Sorry I'm still new to this but how would I go about deleting it?


----------



## Tekz08 (Oct 7, 2011)

wankel said:


> The reason for this is there's a gallery app on the cm9 rom and another on the gapps you install. Delete one or the other before installing


Is this the reason I have two calendar apps, also?


----------



## wankel (Oct 11, 2011)

kennethj said:


> Sorry I'm still new to this but how would I go about deleting it?


Open the zip (either cm or gapps) (don't extract, just right click open using a program like 7zip., and go to system/apps/. Find the gallery.apk and delete it.


----------



## wankel (Oct 11, 2011)

Tekz08 said:


> Is this the reason I have two calendar apps, also?

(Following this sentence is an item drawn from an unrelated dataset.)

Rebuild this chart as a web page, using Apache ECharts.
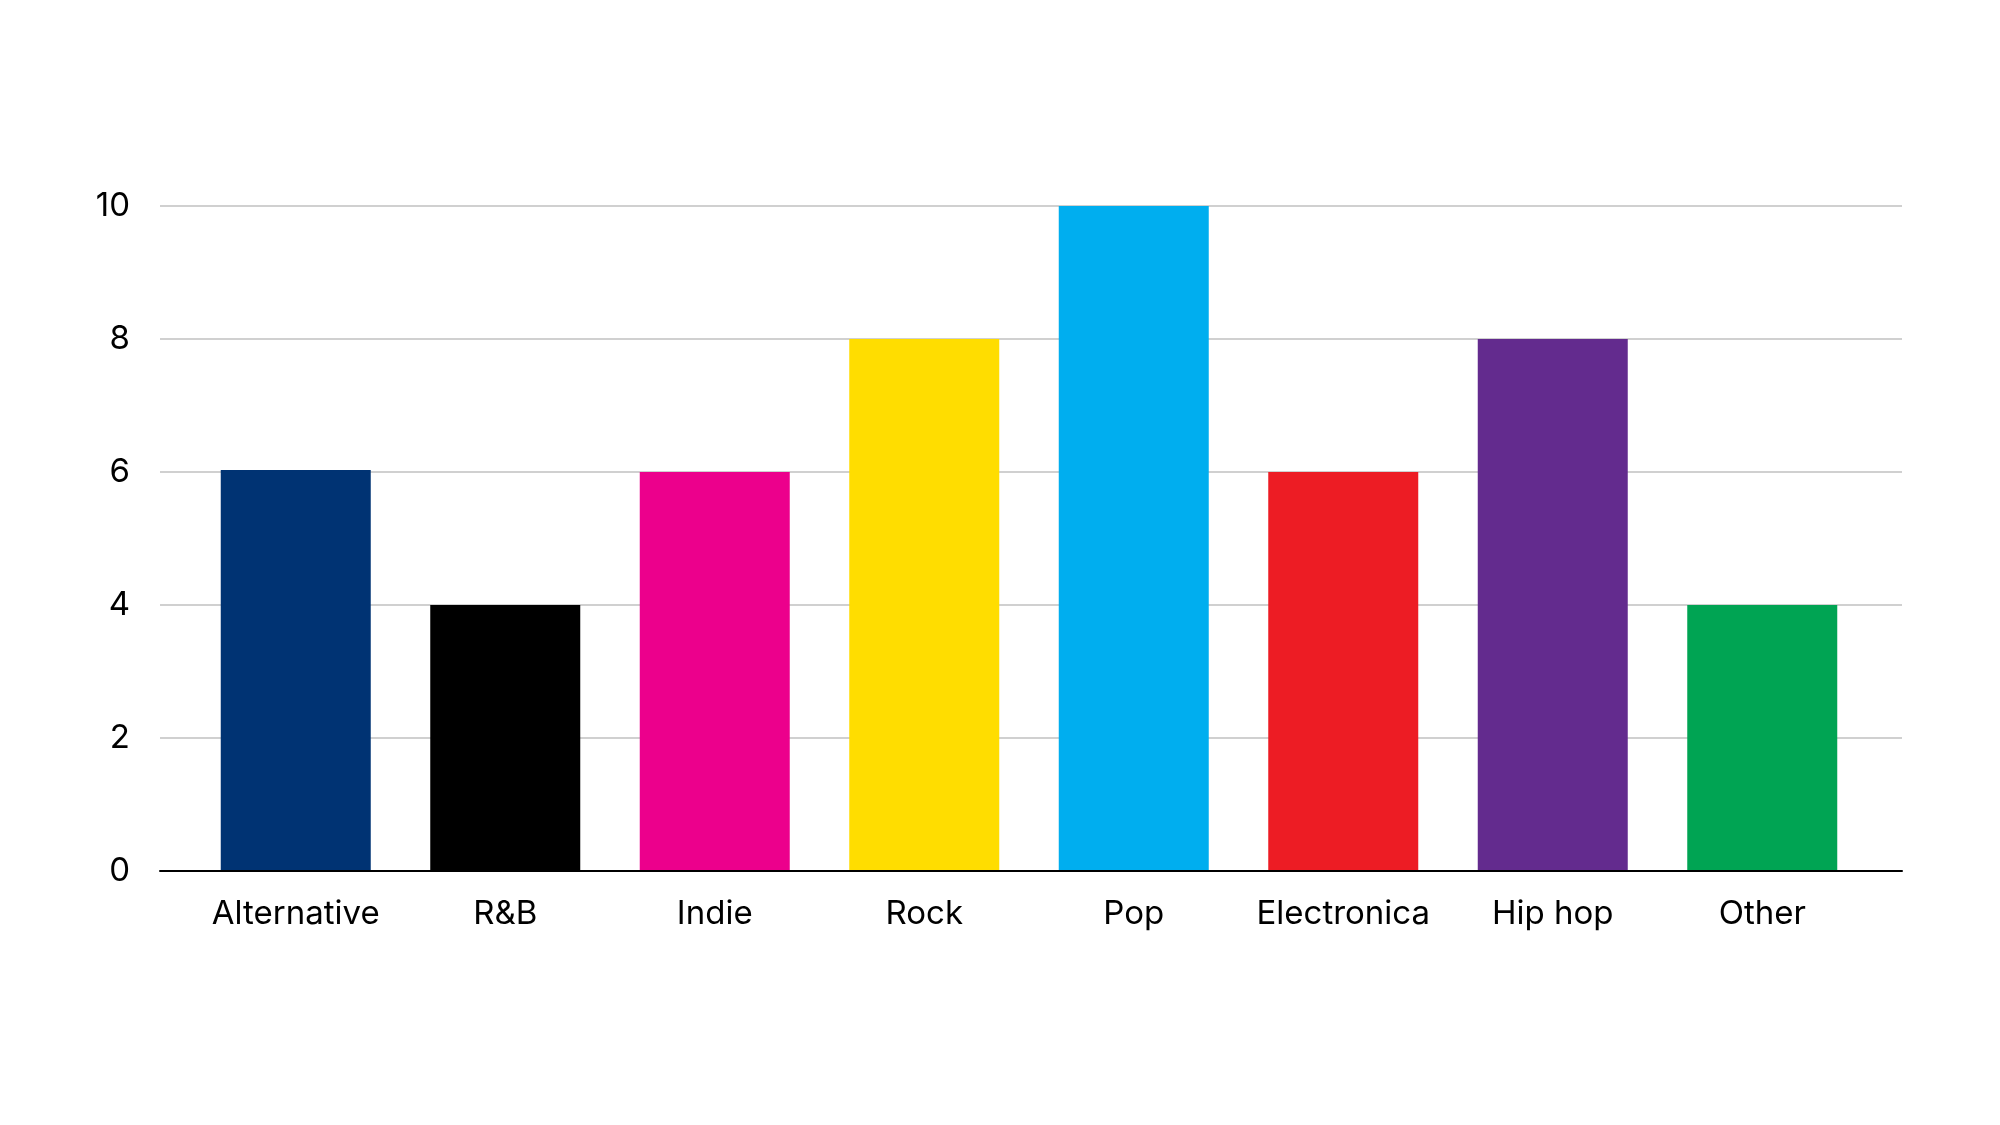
<!DOCTYPE html>
<html>
<head>
<meta charset="utf-8">
<script src="https://cdn.jsdelivr.net/npm/echarts@6/dist/echarts.min.js"></script>
<style>
html,body{margin:0;padding:0;background:#fff;}
#chart{width:2000px;height:1125px;}
</style>
</head>
<body>
<div id="chart"></div>
<script>
const categories = ['Alternative', 'R&B', 'Indie', 'Rock', 'Pop', 'Electronica', 'Hip hop', 'Other'];
const values = [6.03, 4, 6, 8, 10, 6, 8, 4];
const barColors = ['#003373', '#000000', '#EC008C', '#FFDD00', '#00AEEF', '#ED1C24', '#632B8E', '#00A453'];
const yMin = 0, yMax = 10, yStep = 2;

const chart = echarts.init(document.getElementById('chart'), null, {renderer: 'canvas'});
const font = 'Inter';
chart.setOption({
  animation: false,
  backgroundColor: '#ffffff',
  grid: [
    {left: 160, right: 98, top: 206, bottom: 254},
    {left: 191, right: 133, top: 206, bottom: 254}
  ],
  xAxis: [
    {
      gridIndex: 0, type: 'value', min: 0, max: 1, z: 5,
      axisLine: {show: true, onZero: false, lineStyle: {color: '#000', width: 2}},
      axisTick: {show: false}, axisLabel: {show: false}, splitLine: {show: false}
    },
    {
      gridIndex: 1, type: 'category', data: categories,
      axisLine: {show: false}, axisTick: {show: false},
      axisLabel: {fontFamily: font, fontSize: 33, color: '#000', margin: 27, interval: 0}
    }
  ],
  yAxis: [
    {
      gridIndex: 0, type: 'value', min: yMin, max: yMax, interval: yStep,
      axisLine: {show: false}, axisTick: {show: false},
      axisLabel: {fontFamily: font, fontSize: 33, color: '#000', margin: 30},
      splitLine: {show: true, lineStyle: {color: '#d0d0d0', width: 2}}
    },
    {
      gridIndex: 1, type: 'value', min: yMin, max: yMax, interval: yStep, show: false,
      splitLine: {show: false}
    }
  ],
  series: [{
    type: 'bar', xAxisIndex: 1, yAxisIndex: 1,
    barWidth: 150,
    data: values.map((v, i) => ({value: v, itemStyle: {color: barColors[i]}}))
  }]
});
</script>
</body>
</html>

I just checked, both the gapps and cm9 have calander apps. Same with the gallery deal, delete one or the other, full wipe and reinstall.


----------



## kennethj (Mar 3, 2012)

Thanks! but is there a walkthrough on how to do a full clean wipe and reinstall?
I've already tried the "wipe data / factory reset" option in the reboot option but all it does is reinstall it and there is still 2 gallery apps.


----------



## wankel (Oct 11, 2011)

kennethj said:


> Thanks! but is there a walkthrough on how to do a full clean wipe and reinstall?
> I've already tried the "wipe data / factory reset" option in the reboot option but all it does is reinstall it and there is still 2 gallery apps.


You're doing the wipe data part right, but youre going to need to edit the files before you install them or else you're going to always have two gallery apps. I'll try to give you brief summary of what you need to do.

1.) Download CM9 alpha 2 and gapps.
2.) Download 7zip
3.) Go to gapps, right click, select open archive.
4.) Navigate to /system/apps, find the calander/gallery.apk and delete it. Exit once this is done.
5.) Put both those files on your touchpad
6.) Reboot into recovery, wipe data/wipe cache/davlik
7.) Install the CM9 and the edited gapps file.
8.) Reboot

Should be good to go, hope that helps man


----------



## kennethj (Mar 3, 2012)

Thank you so much it worked!


----------



## bitflung (Oct 14, 2011)

wankel said:


> The reason for this is there's a gallery app on the cm9 rom and another on the gapps you install. Delete one or the other before installing


Alternatively, if you've already installed, it seems there's a pretty good way to delete one of the apps post-install without having to wipe/install all over again.
I just bumped into this forum because I had the exact same problem. The solution below worked for 5 minutes ago; it involves using a root uninstaller app to purge one of the two copies of 'gallery'. disclaimers will be presented as you install and run apps warning you that you could brick your device, etc etc. you know the drill, do this at your own risk. it worked fine for me without any indication of an error along the way.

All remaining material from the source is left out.